La tradition de sauvetage en mer des Sénans continuait malgré la situation. Le 1er mai 1943, un bombardier américain fut abattu et s'écrasa en mer. Les trois membres d'équipage survivants furent sauvés par les pêcheurs bretons et ramenés sur l'île où un avion de reconnaissance allemand se posa plus tard pour venir porter secours à l'un des blessés jugé intransportable.

De Gaulle à Sein - @DR
De Gaulle rendant hommage à l'Île de Sein - @DR

Le 4 août 1944, après avoir fait sauter le phare de l'île, la garnison allemande de l'île de Séan évacua devant l'avancée des Alliés. L'île était enfin libre, les allemands ne reviendront plus. Le 1er janvier 1946, le général de Gaulle vint en personne sur l'île attribuer la Croix de la Libération à l'Île de Sein. Il déclara à cette occasion : "Il y aura toujours, maintenant, en France des gens qui penseront à l'Île de Sein. La France entière saura qu'il y avait sur l'océan une bonne et courageuse île bretonne dont l'exemple magnifique deviendra légendaire et les enfants apprendront dans leurs livres d'histoire l'action d'une bonne et courageuse île française."

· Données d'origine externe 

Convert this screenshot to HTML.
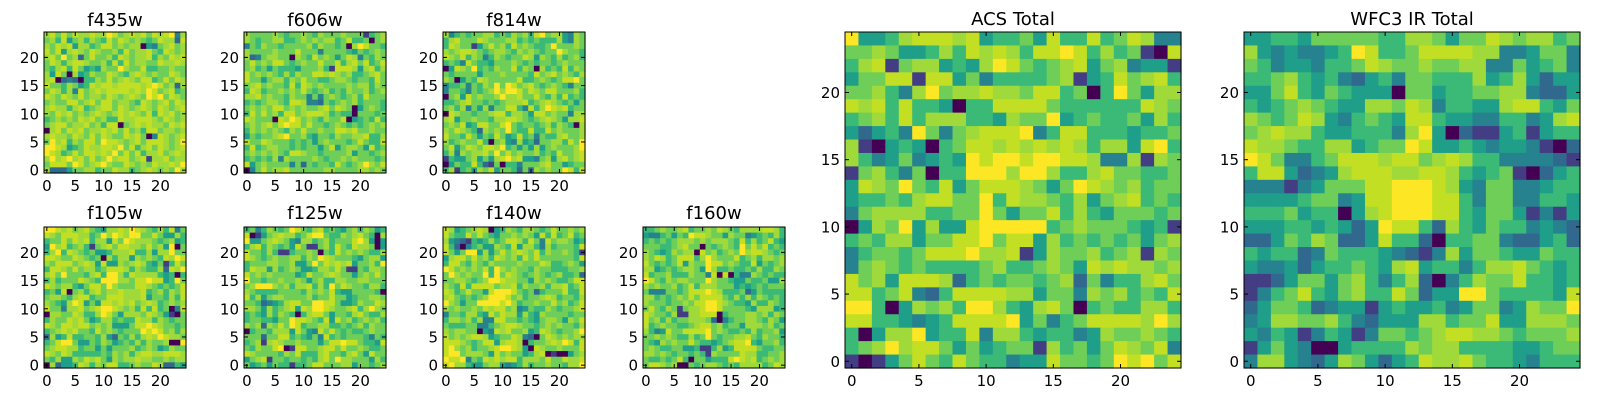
<!DOCTYPE html>
<html><head><meta charset="utf-8"><style>
html,body{margin:0;padding:0;background:#fff;}
svg{display:block;font-family:"DejaVu Sans","Liberation Sans",sans-serif;}
</style></head><body>
<svg id="fig" width="1600" height="400" viewBox="0 0 1600 400" xmlns="http://www.w3.org/2000/svg"></svg>
<script>
const xTickValues = [0, 5, 10, 15, 20];
const yTickValues = [0, 5, 10, 15, 20];
const panelTitles = ["f435w","f606w","f814w","f105w","f125w","f140w","f160w","ACS Total","WFC3 IR Total"];
// rows listed from y=24 (top) down to y=0; digits 0..9 = relative intensity
const f435w = ["78686 87787 79867 87868 78937","67584 67576 58687 67656 87728","76878 47756 88676 77043 67867","86847 87687 66758 67786 58767","78696 72686 67587 67785 76878","68757 88766 75858 67766 87787","65785 86454 76697 66855 66766","74860 74576 68765 78767 66876","78023 20557 68678 76885 68687","86657 64587 88788 88789 86727","68757 38678 78888 78798 67856","87687 68677 68767 87698 96876","67668 86786 88677 65876 78687","78775 78567 88687 67876 87678","76878 67678 76787 87685 87867","56767 68786 75587 78887 68767","67886 77867 58806 78787 76878","07868 78677 87868 67588 67767","78776 87686 87668 78603 87678","69785 76886 98876 78688 87679","99874 56877 88796 85786 87678","98756 86887 87968 68577 86787","79789 78686 79788 67817 78677","68886 98678 97668 76768 77879","72224 66775 66877 56787 67697"];
const f606w = ["76666 76566 76576 66766 61567","76566 77556 76767 75685 56067","36576 65666 67576 65607 98665","76666 76668 66636 66654 65676","72367 76607 65867 64687 36576","68676 88656 76686 68578 68568","67564 65554 66675 18887 47857","86767 65757 66887 87675 56786","86646 77576 86655 67765 66586","67867 66585 87676 66676 77576","58756 67676 86567 56576 67567","77867 66576 63636 76567 58666","56567 76588 73326 56767 56665","67676 88676 76678 68760 46765","58686 75886 78887 56550 66656","87666 08798 67657 66804 56585","67678 68988 68665 67656 56767","57676 76576 86676 68878 66766","46566 78966 75466 57667 78557","86687 66656 56467 66656 86558","58567 76656 56646 84677 64856","67676 76588 76656 66674 66567","56565 73766 66765 66767 66656","84676 66636 26566 58656 79768","03686 77866 66667 76666 77676"];
const f814w = ["73565 66775 65767 58967 74376","57866 68766 67756 56555 74376","58766 14686 75867 65569 66676","76788 76567 76576 76566 97665","87685 76357 65668 74765 75675","56538 65546 66765 65665 67666","04876 95657 66857 60756 58576","65666 64666 76666 58678 67657","76046 58766 66685 56765 68896","35563 65769 69867 86567 65366","36653 65679 79986 87688 66675","06748 67667 97786 68657 58565","55678 66565 67778 56787 65646","67573 64736 68853 85798 78566","08766 56678 85776 48867 66377","78466 76657 78876 56787 64778","67684 58866 89656 65675 76507","76876 52767 69655 85586 76667","86658 64658 64585 63655 78667","75676 68506 74374 52667 75869","68468 76887 95646 47467 66679","57376 77869 68676 67565 86678","15446 74647 89784 43674 78678","04655 85216 05536 66786 64566","57156 47684 66526 27676 69858"];
const f105w = ["99878 67865 47787 98765 75836","87688 87756 97987 99668 64475","56686 87857 74869 87776 56745","49785 67516 78688 77686 74906","57958 76564 45777 85574 77966","88766 87656 07577 47676 58798","76888 67874 84476 78754 61586","58876 86775 68887 57655 72879","78696 66578 59975 87777 54505","57566 68765 99977 68898 84596","87677 54688 69766 68876 56568","56480 67578 67787 77856 75768","67765 78856 68887 77846 65758","76547 98464 88787 86787 56767","86637 78678 99876 75858 56038","07766 87557 98647 77687 64106","57668 78645 77565 58775 76566","87688 78867 67444 68898 76656","56787 86658 67656 66989 86757","27458 55665 74265 75787 98776","56899 64465 76456 57576 67009","67887 75664 64666 75676 45766","87687 55555 65767 57887 78887","65744 76878 64767 78776 67677","07244 58757 68855 67668 72254"];
const f125w = ["56357 65698 65785 65467 57645","80146 78775 68996 55767 86507","94467 87643 77567 56668 97404","57857 65648 61167 58658 77604","86657 51156 67606 58676 76557","87656 76677 57698 76665 46774","56667 76674 46968 78784 66759","58774 75676 44577 68611 65776","86767 66664 58667 87664 67686","96656 67667 64675 57766 77666","67999 76757 78575 96876 65775","76555 56666 57676 85446 66650","85746 77666 67566 86645 66776","66523 45788 66998 86445 76687","77647 56784 87998 76678 57976","56547 57650 57886 46657 86557","56655 46698 87658 48675 67675","76727 68698 56677 55656 75766","05665 77748 64386 86565 56766","66626 68856 54638 56566 65365","56717 87667 66646 88988 65548","65766 89018 86678 86866 76556","87666 65768 55578 66578 64866","46781 66566 56578 69776 66475","64564 65515 56886 66774 66567"];
const f140w = ["87456 78704 57657 76568 66767","86558 68654 66767 64858 56856","74321 54575 68875 86386 77645","85203 56447 65847 75375 66658","86469 94746 86787 68576 67651","47886 86758 76758 68666 66658","58865 76576 66676 66875 56764","98676 76859 76766 57665 55667","69767 66959 68765 67656 75562","66776 56799 87766 47676 55688","76585 88886 77857 66757 78568","87568 66489 99865 62566 68558","78656 56799 98675 66787 56657","97646 69999 89756 67668 67568","76766 76878 86734 65576 56678","36657 75486 87747 54766 66566","57767 57338 86656 54677 64768","65556 63356 78876 65676 76657","76776 60438 78667 45876 56679","86767 88745 66873 20687 67677","88876 56884 78870 56678 79858","89767 56678 99874 08766 76668","89967 77648 67664 57801 00467","98893 65878 78857 77686 68778","89775 44677 43457 56676 65779"];
const f160w = ["55676 67856 67687 65777 78875","43356 46598 87664 76634 56575","56565 67776 76777 65857 56854","66655 67866 06567 65968 68565","76545 76770 86756 76978 87656","76875 68885 79766 68567 57767","86565 68476 69886 76558 46567","77456 56776 49755 65565 75576","85667 55576 63808 05337 65655","98657 67766 69766 54465 56447","76766 75685 77766 64545 65666","63336 65688 89875 55624 65555","77565 67686 88886 57575 76565","76665 66768 89987 65547 55765","68657 61677 89986 66654 77745","87665 71177 88805 66677 67576","86757 56677 76203 56677 65764","85676 65567 88675 66477 76756","75348 66888 89676 55657 56674","66767 65575 69656 67786 57665","65476 76686 55456 78895 46675","67655 66445 11574 58888 65566","77676 56656 51766 66877 55667","65565 68506 64555 89878 56767","68876 70065 67765 65777 75687"];
const acsTotal = ["94457 88878 45564 85585 68733","66764 45758 78758 89857 56108","57816 77454 79865 67846 73441","46688 18846 35555 67145 86785","66753 79677 87768 85605 96477","87858 55405 58888 65555 55876","56758 57775 54766 94565 56475","42453 96367 88893 58855 54556","71045 40568 87878 78757 74895","75346 34549 89989 98873 37176","16753 60559 99799 75578 66556","48769 65846 88876 46987 67566","45565 78866 95877 65746 78565","36777 75566 96466 85754 66656","04769 47448 99999 56766 65451","56577 46688 96884 75656 56467","35665 68889 77814 76675 67176","36765 65555 67556 76487 87767","86748 88725 65665 67263 55786","88568 32588 88774 66376 75658","99504 76759 97547 86056 55775","88554 34588 88946 35688 88797","50477 94558 37754 55347 66765","56797 88646 45661 75646 87683","10146 86586 55344 86656 98968"];
const wfc3Total = ["44554 66666 55776 46687 67756","74343 34598 55688 88773 34663","65344 35568 76676 67733 64563","55675 45324 53665 55745 74244","44685 46544 40664 55667 73224","54567 65447 76873 55447 88546","76568 74356 54885 44335 53478","67877 54455 53794 02114 51455","87765 57745 66984 45434 43102","98633 56888 78867 87553 33321","58842 34788 87788 75456 10245","33313 46668 89998 74366 33455","44445 66348 89998 85366 33554","55564 55047 89998 85466 41314","44455 45424 98852 75465 53432","22465 76224 85520 55663 22452","54552 36555 43213 74665 44655","43342 45565 47845 53577 86545","11246 64675 35720 35766 85545","13568 54675 58624 49965 55548","24665 23441 45445 34663 47669","34776 67532 44477 56684 47776","43541 35413 66567 88776 56667","14643 00455 55767 75555 44566","37743 24764 24587 78655 43555"];

const palette = ["#440154","#433d84","#31688e","#26828e","#1f9e89","#3aba76","#6ece58","#9fda3a","#c2df23","#fde725"];
const svg = document.getElementById('fig');
const NS = "http://www.w3.org/2000/svg";
const panels = [
  {id:"f435w", title:panelTitles[0], data:f435w, x:44, y:32, w:142, h:141, ty:26},
  {id:"f606w", title:panelTitles[1], data:f606w, x:244, y:32, w:142, h:141, ty:26},
  {id:"f814w", title:panelTitles[2], data:f814w, x:443, y:32, w:142, h:141, ty:26},
  {id:"f105w", title:panelTitles[3], data:f105w, x:44, y:227, w:142, h:141, ty:219},
  {id:"f125w", title:panelTitles[4], data:f125w, x:244, y:227, w:142, h:141, ty:219},
  {id:"f140w", title:panelTitles[5], data:f140w, x:443, y:227, w:142, h:141, ty:219},
  {id:"f160w", title:panelTitles[6], data:f160w, x:643, y:227, w:142, h:141, ty:219},
  {id:"acs-total", title:panelTitles[7], data:acsTotal, x:845, y:32, w:336, h:336, ty:25},
  {id:"wfc3-ir-total", title:panelTitles[8], data:wfc3Total, x:1244, y:32, w:336, h:336, ty:25}
];
function mk(tag, attrs){const e=document.createElementNS(NS,tag);for(const k in attrs)e.setAttribute(k,attrs[k]);return e;}
panels.forEach(p=>{
  const g = mk('g',{});
  
  
  svg.appendChild(g);
  const N = 25;
  const sx = v => p.x + (v + 0.5) / N * p.w;
  const sy = v => p.y + p.h - (v + 0.5) / N * p.h;
  const cw = p.w / N, ch = p.h / N;
  p.data.forEach((rowStr, r)=>{
    const row = rowStr.replace(/\s/g,'');
    const yv = N - 1 - r;
    for(let c=0;c<N;c++){
      const v = parseInt(row[c] || '6',10);
      const rect = mk('rect',{x:(sx(c)-cw/2).toFixed(2), y:(sy(yv)-ch/2).toFixed(2), width:(cw+0.6).toFixed(2), height:(ch+0.6).toFixed(2), fill:palette[v]});
      
      
      g.appendChild(rect);
    }
  });
  const frame = mk('rect',{x:p.x, y:p.y, width:p.w, height:p.h, fill:'none', stroke:'#000', 'stroke-width':1});
  
  
  g.appendChild(frame);
  const fs = 15;
  xTickValues.forEach(t=>{
    const x = sx(t);
    g.appendChild(mk('line',{x1:x,y1:p.y+p.h,x2:x,y2:p.y+p.h-4,stroke:'#000'}));
    g.appendChild(mk('line',{x1:x,y1:p.y,x2:x,y2:p.y+4,stroke:'#000'}));
    const tx = mk('text',{x:x, y:p.y+p.h+18, 'text-anchor':'middle','font-size':fs, fill:'#000'});
    tx.textContent = t;
    
    
    g.appendChild(tx);
  });
  yTickValues.forEach(t=>{
    const y = sy(t);
    g.appendChild(mk('line',{x1:p.x,y1:y,x2:p.x+4,y2:y,stroke:'#000'}));
    g.appendChild(mk('line',{x1:p.x+p.w,y1:y,x2:p.x+p.w-4,y2:y,stroke:'#000'}));
    const ty = mk('text',{x:p.x-5, y:y+5.5, 'text-anchor':'end','font-size':fs, fill:'#000'});
    ty.textContent = t;
    
    
    g.appendChild(ty);
  });
  const title = mk('text',{x:p.x+p.w/2, y:p.ty, 'text-anchor':'middle','font-size':18, fill:'#000'});
  title.textContent = p.title;
  
  
  g.appendChild(title);
});
</script>
</body></html>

L'île reçut également la Croix de Guerre et la Médaille de la Résistance pour ses hauts faits durant la seconde guerre mondiale. Et même si l'île n'a pas eu malheureusement sa place dans les livres d'histoires, un monument aux Forces françaises libres sur l'île garde trace de son implication. De Gaulle vint l'inaugurer le 7 septembre 1960. Nous pouvons lire sur le monument la devise bretonne "Kentoc'h Mervel" ("Plutôt mourir !"). Ce fut le cas pour vingt-deux Sénans qui ne revirent pas leur ville de Saint-Guénolé, morts pour libérer leur île et la France.